2. I read every single thing from the beginning and wrote my thoughts in the wiki (including links to important docs). Management gave you all the stuff to be read, right.
3. Then I converted everything to pdf files with the date-timestamp in the naming convention.
When I was done, I had a storable, printable and searchable trail of how we ended up where we are today.
Be sure you tell the management how long it will take you to organize all the stuff, they gave you.
I hope this helps.
-- Andy
We had a drawer full of old schematics in no particular order, a printout of some Pascal code, and a good intuition about how the machine worked because it had been in constant use since 1984. However, careful examination showed that the inside of the machine (an 8-foot tall rack) consisted of wire-wrapped boards of TTL logic with ribbon cables soldered into the motherboard of an old Mac SE. We couldn't tell if the schematics were accurate at all because of the rat's nest of wires inside. The source code was nowhere to be found on the Mac, so we didn't know if the printout of code had been modified. So many optical and mechanical parts on the machine were obsolete that we couldn't find datasheets without some research from the manufacturers. It didn't help that the guy who built it was eventually fired because he was artifically providing job security by making convoluted designs without adequate documentation.

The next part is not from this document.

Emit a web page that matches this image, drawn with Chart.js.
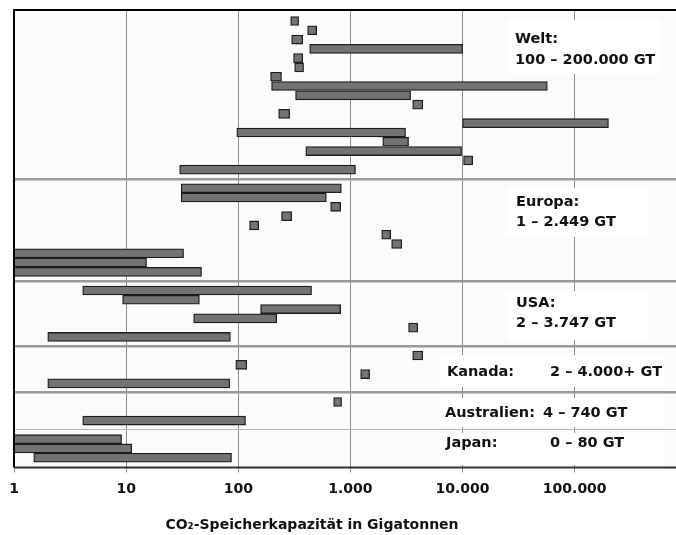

What did we do? We spent the first month reading the schematics and drawing our own block diagrams down as low as we could go. Then, we tried correlating those features with the source code to determine how much of the code made sense. However, the most important thing that we did was keep immaculate notes of the process as we went through it about why the original machine was designed the way it was.
We took the "why" and as much existing hardware/software as we could. When we couldn't take their work directly or it had been obsoleted by significantly advanced technology, we replaced it with something similar. By the time I left, we had managed to sort through the mess enough to send a board out for layout, which I think is pretty good since they only put one engineer on it full time and an intern.
I guess what I'm saying is that we couldn't do it quickly, so it's likely you won't either. Get the lastest version into CVS and start reading. Take good notes and draw lots of diagrams. I'd probably start with the hardware first because otherwise the source is likely to make zero sense. Hire a good intern to import all the electronic documentation because they're cheaper anyway and will probably surprise you with some of the things they find. Good luck!
When in doubt, find an old priest and a young priest...
There are two types of people: those prepared for the zombie apocalypse and those who will be eaten.
Should be quite easy with SubVersion to do the versioning:
First, create a new repository (or just create a new directory in an exisiting repository, that'd be easier).
Then unpack the first tar.gz into that directory, "svn add" everything and commit.
Next step is to unpack the next tar.gz into the same directory, do an "svn status" and "svn add" all files that have a question mark as status. Commit. Repeat.
This can even be scripted quite easily.
This procedure does have one problem, though: you won't catch when a file got deleted. You could do a script that compares the (sorted ?) file listings of the tar.gz that lists all files that were present in 1.tar.gz but are missing in 2.tar.gz and thus have to be deleted.
SubVersion is propably the better choice here anyways simply because if you're talking about firmware then I assume there are some binary files. And SVN handles binary files way more efficient than CVS. Plus SVN versions the repository as a whole, not just single files. So with the method described above each revision in the SubVersion repository would map to the exact content of tar.gz that you've used to create that revision.